Lars Waldorf
A big issue for any project promising empowerment is sustainability. The first aspect of sustainability is whether increased self-confidence and self-efficacy in the workshops and performances carries over into everyday life. We won’t be able to assess this properly until we come back in December and January, but our initial, follow-up interviews paint a mixed picture. On the one hand, many participants say they now intend to apply for government benefits that they didn’t know existed before. (Of course, the real test will be how persistent they are as they encounter bureaucratic indifference or discouragement.) On the other hand, we did an interview with a disabled workshop participant whose mother and sister kept speaking for her – so much so that my interpreter lectured the participant that “you need to speak for yourself now that you have been empowered.” That didn’t have the desired effect (and it later prompted something of a lecture from me on the need to keep research and advocacy more separated).
The second, more obvious aspect of sustainability is how to continue these dance and rights workshops once VisAbility’s members go back to their homes in Colombo and Cologne. As an audience member told us after the public performance in Jaffna’s Old Park, it is not good to do this just one time. In fact, VisAbility is already trying to make its work more sustainable. It got some funding from the German government to do follow-up training in mixed-abled dance and rights awareness with selected participants from the initial workshops. Last week, I watched VisAbility do four days of training with 10 participants in Batticaloa – five people with disabilities who, it is hoped, could train others in their communities plus two teachers and three students from the Swami Vipulananda Institute for Aesthetic Studies. At the end of the training, the participants gave a rousing, outdoor performance to assembled staff and students from the Institute. The choreography had been co-created, with movements built from shared personal stories.

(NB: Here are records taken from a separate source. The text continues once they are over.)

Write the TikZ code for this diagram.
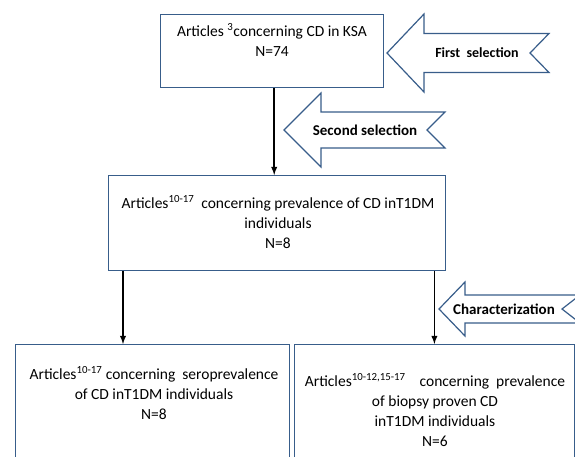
\documentclass[tikz,border=0pt]{standalone}
\usepackage{fontspec}
\setmainfont{Carlito}
\usepackage{tikz}
\usetikzlibrary{calc, arrows}
\tikzset{>=latex}
\definecolor{myblue}{RGB}{56, 93, 138}
\tikzset{
  box/.style={draw=myblue, line width=1.4pt, anchor=north west, inner sep=0pt},
  boxtext/.style={align=center, font=\fontsize{15.5}{20}\selectfont, inner sep=0pt},
  selarrow/.style={draw=myblue, line width=1.2pt, fill=white, line join=miter},
  seltext/.style={font=\fontsize{15}{17}\selectfont\bfseries, inner sep=0pt},
  flow/.style={->, line width=1.8pt}
}

\begin{document}
\begin{tikzpicture}[x=1pt, y=-1pt]
\useasboundingbox (0,0) rectangle (575,456);
\clip (0,0) rectangle (575,456);
\fill[white] (0,0) rectangle (575,456);

% boxes
\node[box, minimum width=223pt, minimum height=73pt] (top) at (160,14) {};
\node[box, minimum width=337pt, minimum height=95pt] (mid) at (108,175) {};
\node[box, minimum width=274pt, minimum height=130pt] (left) at (15,344) {};
\node[box, minimum width=280pt, minimum height=130pt] (right) at (294,344) {};

\node[boxtext] (toptext) at (272,40) {Articles \textsuperscript{3}concerning CD in KSA\\ N=74};
\node[boxtext] (midtext) at (278,222) {Articles\textsuperscript{10-17}\ \ concerning prevalence of CD inT1DM\\ individuals\\ N=8};
\node[boxtext] (lefttext) at (154,393) {Articles\textsuperscript{10-17} concerning\ \ seroprevalence\\ of CD inT1DM individuals\\ N=8};
\node[boxtext] (righttext) at (435,410) {Articles\textsuperscript{10-12,15-17}\ \ \ \ concerning\ \ prevalence\\ of biopsy proven CD\\ inT1DM individuals\\ N=6};

% connectors
\draw[flow] ([xshift=2pt]top.south) -- ([xshift=2pt]top.south |- mid.north);
\draw[flow] ([xshift=15pt]mid.south west) -- ([xshift=15pt]mid.south west |- left.north);
\draw[flow] ([xshift=-12pt]mid.south east) -- ([xshift=-12pt]mid.south east |- right.north);

% selection arrows
\draw[selarrow] (387,53) -- (424,14) -- (424,33.5) -- (549,33.5) -- (530,53) -- (549,72.5) -- (424,72.5) -- (424,92) -- cycle;
\node[seltext, font=\fontsize{14}{17}\selectfont\bfseries] (first) at (477,53) {First\ \ selection};

\draw[selarrow] (284,130) -- (321,93) -- (321,112) -- (445,112) -- (427,130) -- (445,148) -- (321,148) -- (321,167) -- cycle;
\node[seltext] (second) at (365,130) {Second selection};

\draw[selarrow] (439,309) -- (465,282) -- (465,295) -- (580,295) -- (562,309) -- (580,323) -- (465,323) -- (465,336) -- cycle;
\node[seltext] (charact) at (504,309) {Characterization};
\end{tikzpicture}
\end{document}
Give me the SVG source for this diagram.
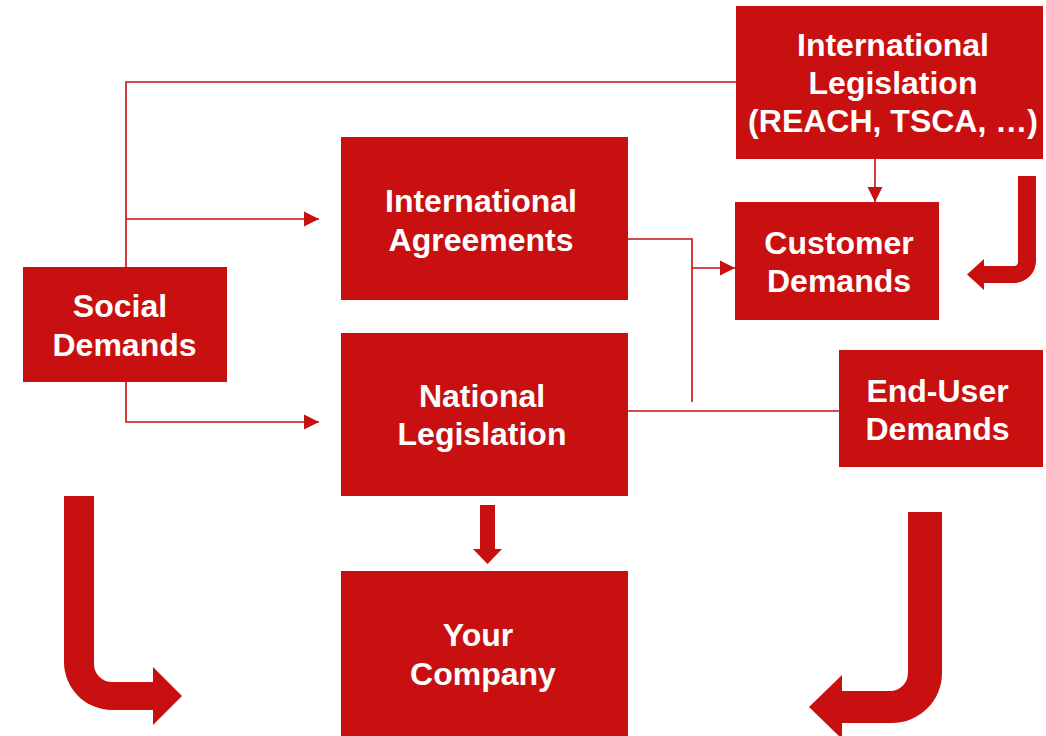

After the performance ended, the Institute’s Director, Dr. Jeyasankar, invited the participants to talk about their experiences of the performance in front of the audience. Many of the disabled participants spoke movingly about how they had never expected to perform publicly – let alone in front of a university audience. In a follow-on meeting, Dr. Jeyasankar talked with VisAbility and the participants about the possibility of mainstreaming mixed-abled dance into the Institute’s curriculum, as well as hosting monthly dance workshops for the participants. If these things happen, then VisAbility’s project will have left an important legacy for education and inclusion in this country.